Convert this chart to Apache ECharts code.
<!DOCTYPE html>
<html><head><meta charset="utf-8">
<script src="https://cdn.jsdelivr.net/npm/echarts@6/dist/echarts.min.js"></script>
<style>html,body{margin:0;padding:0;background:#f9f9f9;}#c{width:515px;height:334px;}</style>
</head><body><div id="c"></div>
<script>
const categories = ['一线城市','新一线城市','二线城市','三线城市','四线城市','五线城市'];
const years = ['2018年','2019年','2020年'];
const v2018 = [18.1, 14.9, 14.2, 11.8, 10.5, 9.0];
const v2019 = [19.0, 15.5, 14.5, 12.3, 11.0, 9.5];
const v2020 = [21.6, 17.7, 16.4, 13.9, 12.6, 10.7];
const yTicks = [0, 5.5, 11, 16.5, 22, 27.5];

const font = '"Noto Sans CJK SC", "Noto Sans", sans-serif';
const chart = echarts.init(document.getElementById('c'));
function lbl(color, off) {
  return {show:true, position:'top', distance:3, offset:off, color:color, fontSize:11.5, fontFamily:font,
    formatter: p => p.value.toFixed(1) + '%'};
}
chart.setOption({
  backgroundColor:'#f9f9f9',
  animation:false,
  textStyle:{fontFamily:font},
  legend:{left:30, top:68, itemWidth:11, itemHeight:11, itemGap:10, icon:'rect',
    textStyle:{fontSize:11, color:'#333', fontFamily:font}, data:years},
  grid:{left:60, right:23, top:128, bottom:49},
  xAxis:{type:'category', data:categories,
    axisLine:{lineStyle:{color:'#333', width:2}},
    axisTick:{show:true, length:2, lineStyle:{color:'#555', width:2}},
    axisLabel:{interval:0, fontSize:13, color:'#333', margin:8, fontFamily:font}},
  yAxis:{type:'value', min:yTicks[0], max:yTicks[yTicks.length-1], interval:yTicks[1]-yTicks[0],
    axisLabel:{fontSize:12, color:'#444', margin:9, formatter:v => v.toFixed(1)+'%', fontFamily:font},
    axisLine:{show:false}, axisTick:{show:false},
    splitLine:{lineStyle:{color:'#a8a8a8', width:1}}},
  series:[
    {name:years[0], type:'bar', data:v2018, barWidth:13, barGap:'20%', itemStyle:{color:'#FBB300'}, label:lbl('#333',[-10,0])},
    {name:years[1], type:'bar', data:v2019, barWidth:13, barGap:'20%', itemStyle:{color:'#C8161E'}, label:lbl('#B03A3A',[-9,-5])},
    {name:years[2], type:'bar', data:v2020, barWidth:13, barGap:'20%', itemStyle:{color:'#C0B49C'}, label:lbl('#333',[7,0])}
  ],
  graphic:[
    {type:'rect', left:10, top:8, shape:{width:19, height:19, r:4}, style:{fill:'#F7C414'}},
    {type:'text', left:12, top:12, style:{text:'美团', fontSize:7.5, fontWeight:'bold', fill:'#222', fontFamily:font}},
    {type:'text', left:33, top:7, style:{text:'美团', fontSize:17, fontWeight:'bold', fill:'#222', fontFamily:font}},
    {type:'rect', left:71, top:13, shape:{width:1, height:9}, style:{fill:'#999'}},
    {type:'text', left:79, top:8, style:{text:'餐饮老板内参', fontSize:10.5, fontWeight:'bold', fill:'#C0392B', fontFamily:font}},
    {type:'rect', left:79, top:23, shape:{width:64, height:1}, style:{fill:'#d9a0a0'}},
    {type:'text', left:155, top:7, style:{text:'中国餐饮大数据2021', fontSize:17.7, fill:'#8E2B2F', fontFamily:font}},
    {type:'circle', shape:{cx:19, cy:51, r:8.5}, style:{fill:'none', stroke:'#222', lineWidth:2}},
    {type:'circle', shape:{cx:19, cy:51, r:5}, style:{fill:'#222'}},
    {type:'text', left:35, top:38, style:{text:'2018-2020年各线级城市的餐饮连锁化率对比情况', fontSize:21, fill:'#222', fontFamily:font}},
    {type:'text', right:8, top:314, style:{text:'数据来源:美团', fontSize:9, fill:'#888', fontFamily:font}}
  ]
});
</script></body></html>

============================================================

◆ To do:
Type out the full listing again, exactly as given.

◆ Right answer:
Convert this chart to Apache ECharts code.
<!DOCTYPE html>
<html><head><meta charset="utf-8">
<script src="https://cdn.jsdelivr.net/npm/echarts@6/dist/echarts.min.js"></script>
<style>html,body{margin:0;padding:0;background:#f9f9f9;}#c{width:515px;height:334px;}</style>
</head><body><div id="c"></div>
<script>
const categories = ['一线城市','新一线城市','二线城市','三线城市','四线城市','五线城市'];
const years = ['2018年','2019年','2020年'];
const v2018 = [18.1, 14.9, 14.2, 11.8, 10.5, 9.0];
const v2019 = [19.0, 15.5, 14.5, 12.3, 11.0, 9.5];
const v2020 = [21.6, 17.7, 16.4, 13.9, 12.6, 10.7];
const yTicks = [0, 5.5, 11, 16.5, 22, 27.5];

const font = '"Noto Sans CJK SC", "Noto Sans", sans-serif';
const chart = echarts.init(document.getElementById('c'));
function lbl(color, off) {
  return {show:true, position:'top', distance:3, offset:off, color:color, fontSize:11.5, fontFamily:font,
    formatter: p => p.value.toFixed(1) + '%'};
}
chart.setOption({
  backgroundColor:'#f9f9f9',
  animation:false,
  textStyle:{fontFamily:font},
  legend:{left:30, top:68, itemWidth:11, itemHeight:11, itemGap:10, icon:'rect',
    textStyle:{fontSize:11, color:'#333', fontFamily:font}, data:years},
  grid:{left:60, right:23, top:128, bottom:49},
  xAxis:{type:'category', data:categories,
    axisLine:{lineStyle:{color:'#333', width:2}},
    axisTick:{show:true, length:2, lineStyle:{color:'#555', width:2}},
    axisLabel:{interval:0, fontSize:13, color:'#333', margin:8, fontFamily:font}},
  yAxis:{type:'value', min:yTicks[0], max:yTicks[yTicks.length-1], interval:yTicks[1]-yTicks[0],
    axisLabel:{fontSize:12, color:'#444', margin:9, formatter:v => v.toFixed(1)+'%', fontFamily:font},
    axisLine:{show:false}, axisTick:{show:false},
    splitLine:{lineStyle:{color:'#a8a8a8', width:1}}},
  series:[
    {name:years[0], type:'bar', data:v2018, barWidth:13, barGap:'20%', itemStyle:{color:'#FBB300'}, label:lbl('#333',[-10,0])},
    {name:years[1], type:'bar', data:v2019, barWidth:13, barGap:'20%', itemStyle:{color:'#C8161E'}, label:lbl('#B03A3A',[-9,-5])},
    {name:years[2], type:'bar', data:v2020, barWidth:13, barGap:'20%', itemStyle:{color:'#C0B49C'}, label:lbl('#333',[7,0])}
  ],
  graphic:[
    {type:'rect', left:10, top:8, shape:{width:19, height:19, r:4}, style:{fill:'#F7C414'}},
    {type:'text', left:12, top:12, style:{text:'美团', fontSize:7.5, fontWeight:'bold', fill:'#222', fontFamily:font}},
    {type:'text', left:33, top:7, style:{text:'美团', fontSize:17, fontWeight:'bold', fill:'#222', fontFamily:font}},
    {type:'rect', left:71, top:13, shape:{width:1, height:9}, style:{fill:'#999'}},
    {type:'text', left:79, top:8, style:{text:'餐饮老板内参', fontSize:10.5, fontWeight:'bold', fill:'#C0392B', fontFamily:font}},
    {type:'rect', left:79, top:23, shape:{width:64, height:1}, style:{fill:'#d9a0a0'}},
    {type:'text', left:155, top:7, style:{text:'中国餐饮大数据2021', fontSize:17.7, fill:'#8E2B2F', fontFamily:font}},
    {type:'circle', shape:{cx:19, cy:51, r:8.5}, style:{fill:'none', stroke:'#222', lineWidth:2}},
    {type:'circle', shape:{cx:19, cy:51, r:5}, style:{fill:'#222'}},
    {type:'text', left:35, top:38, style:{text:'2018-2020年各线级城市的餐饮连锁化率对比情况', fontSize:21, fill:'#222', fontFamily:font}},
    {type:'text', right:8, top:314, style:{text:'数据来源:美团', fontSize:9, fill:'#888', fontFamily:font}}
  ]
});
</script></body></html>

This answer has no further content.